Burger King’s average unit volumes were less than $1.45 million in 2022, the smallest number of the “big three” burger chains including McDonald’s and Wendy’s. The volumes were more than $500,000 less than Wendy’s and $2.2 million less than McDonald’s.
The chain’s unit volumes are also 9% lower than they should be had the company simply kept sales on pace with inflation over the past decade.
A growing number of reports suggest the brand is in the early stages of a turnaround. Shares at Carrols Restaurant Group, Burger King’s largest franchisee with one of seven U.S. locations, have more than tripled so far this year as its sales and profits improve.
“We’re pretty excited with the results we’ve seen so far from their initiatives in the first part of the year,” Carrols CEO Deborah Derby told analysts on the company’s first-quarter earnings call, according to a transcript on the financial services site Sentieo/AlphaSense. “I think there is some good energy around that.”
But, as both operators and executives say, more work needs to be done. There are still many locations in the Burger King system with volumes far lower than average and operators that are still working their way back from the challenges of 2022.
Breakfast remains perhaps the best opportunity for the company to get to that point. A typical Burger King gets about 15% of its sales from the morning daypart—or at least it did in 2019, when we last wrote about this. That’s about half the percentage of sales McDonald’s gets in the morning. On a dollar basis, considering their unit volumes, an average Burger King does less than a quarter of the sales of a typical McDonald’s in the morning.
Simply increasing sales in the morning by 50%, which still wouldn't get it to McDonald's level, could generate another $100,000 in revenue per store, per year.
Meanwhile, Wendy’s introduced breakfast in 2020 and quickly got to 10% of its sales in the morning. Taco Bell, meanwhile, appears to be finding its stride after years of trying to get the morning right.
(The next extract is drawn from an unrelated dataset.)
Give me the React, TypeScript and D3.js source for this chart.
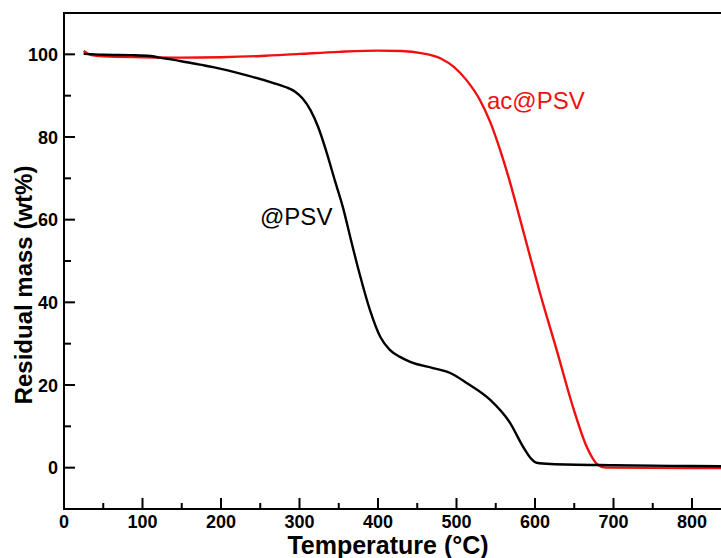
import React from "react";
import * as d3 from "d3";

const psvTemp = [25, 50, 88, 110, 122, 148, 173, 190, 233, 266, 282, 294, 304, 314, 324, 335, 345, 356, 365, 375, 390, 403, 415, 428, 441, 470, 492, 513, 543, 568, 585, 595, 602, 620, 700, 800, 900];
const psvMass = [100.1, 99.9, 99.8, 99.6, 99.2, 98.4, 97.5, 96.9, 94.9, 93.1, 92.1, 91, 89.3, 86.5, 82.3, 76, 69.5, 62.5, 55.5, 48, 38, 31.6, 28.5, 26.8, 25.6, 24.1, 22.9, 20.5, 16.4, 10.9, 5, 2.2, 1.2, 0.9, 0.6, 0.4, 0.3];

const acTemp = [25, 35, 50, 100, 150, 200, 250, 300, 350, 400, 430, 455, 480, 497, 513, 530, 543, 555, 567, 580, 593, 606, 628, 649, 666, 680, 690, 800, 900];
const acMass = [100.8, 99.8, 99.5, 99.3, 99.2, 99.3, 99.6, 100.1, 100.6, 100.9, 100.8, 100.3, 99, 96.9, 93.7, 88.9, 83.6, 77.2, 69.8, 60.8, 51.6, 42.5, 28.2, 14.3, 5, 0.7, 0, -0.1, -0.1];

const xMajor = [0, 100, 200, 300, 400, 500, 600, 700, 800];
const xMinor = [50, 150, 250, 350, 450, 550, 650, 750, 850];
const yMajor = [0, 20, 40, 60, 80, 100];
const yMinor = [-10, 10, 30, 50, 70, 90, 110];

const W = 721;
const H = 558;
const plotLeft = 64;
const plotTop = 13;
const plotBottom = 509;
const plotRight = 64 + 900 * 0.785;

const RED = "#f01010";
const FONT = "'Liberation Sans', Arial, sans-serif";

export default function App() {
  const x = d3.scaleLinear().domain([0, 900]).range([plotLeft, plotRight]);
  const y = d3.scaleLinear().domain([-10, 110]).range([plotBottom, plotTop]);
  const line = d3
    .line<[number, number]>()
    .x((d) => x(d[0]))
    .y((d) => y(d[1]))
    .curve(d3.curveMonotoneX);
  const psv = psvTemp.map((t, i) => [t, psvMass[i]] as [number, number]);
  const ac = acTemp.map((t, i) => [t, acMass[i]] as [number, number]);

  return (
    <svg
      width={W}
      height={H}
      style={{ position: "absolute", left: 0, top: 0, background: "#fff" }}
      fontFamily={FONT}
    >
      <rect x={0} y={0} width={W} height={H} fill="#fff" />
      <path d={line(ac) || ""} fill="none" stroke={RED} strokeWidth={2.4} />
      <path d={line(psv) || ""} fill="none" stroke="#000" strokeWidth={2.4} />

      <path
        d={`M${plotRight},${plotTop}H${plotLeft}V${plotBottom}H${plotRight}`}
        fill="none"
        stroke="#000"
        strokeWidth={2}
      />
      {xMajor.map((v) => (
        <rect key={"xt" + v} x={x(v) - 1} y={plotBottom - 11} width={2} height={11} fill="#000" />
      ))}
      {xMinor.map((v) => (
        <rect key={"xn" + v} x={x(v) - 1} y={plotBottom - 6} width={2} height={6} fill="#000" />
      ))}
      {yMajor.map((v) => (
        <rect key={"yt" + v} x={plotLeft} y={y(v) - 1} width={11} height={2} fill="#000" />
      ))}
      {yMinor.map((v) => (
        <rect key={"yn" + v} x={plotLeft} y={y(v) - 1} width={7} height={2} fill="#000" />
      ))}

      {xMajor.map((v) => (
        <text key={"xl" + v} x={x(v)} y={528} textAnchor="middle" fontSize={18} fontWeight="bold">
          {v}
        </text>
      ))}
      {yMajor.map((v) => (
        <text key={"yl" + v} x={58} y={y(v) + 6.5} textAnchor="end" fontSize={18} fontWeight="bold">
          {v}
        </text>
      ))}

      <text x={388} y={554} textAnchor="middle" fontSize={25} fontWeight="bold">
        Temperature (°C)
      </text>
      <text
        transform={`translate(32, 285) rotate(-90)`}
        textAnchor="middle"
        fontSize={24}
        fontWeight="bold"
      >
        Residual mass (wt%)
      </text>

      <text x={260} y={225} fontSize={24} fill="#000">
        @PSV
      </text>
      <text x={487} y={109} fontSize={24} fill={RED}>
        ac@PSV
      </text>
    </svg>
  );
}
Those two chains are likely bigger true roadblocks between Burger King and a thriving breakfast than is McDonald’s right now. They mean Burger King probably has to work harder simply to keep what share it does have.
Still, few people inside the company can quite understand why Burger King’s breakfast hasn’t become more popular. As one operator noted, Burger King has its Croissanwich. It also has French Toast Sticks, something it’s had for years. Its products should be good enough to warrant better morning sales.
The brand has long mentioned breakfast as a potential source of sales—thus that 2019 story—yet more recently it appears to have taken a back seat as the company worked through operations challenges and labor was painfully short. Executives haven’t mentioned breakfast in relation to Burger King on a call with analysts in more than a year. But it’s a daypart with some clear potential.
At the same time, there are some barriers between Burger King and a stronger breakfast business, perhaps none bigger than its real estate. A restaurant chain is only as good as its real estate will take it, and Burger King has historically had challenges with the locations of its restaurants. Want a strong breakfast business? Locate your restaurants along commuter patterns. That’s why Starbucks and McDonald’s do so well.
Still, fixing breakfast seems to be paramount in Burger King’s efforts to get its unit volumes and profitability where it wants. And maybe this time it will work.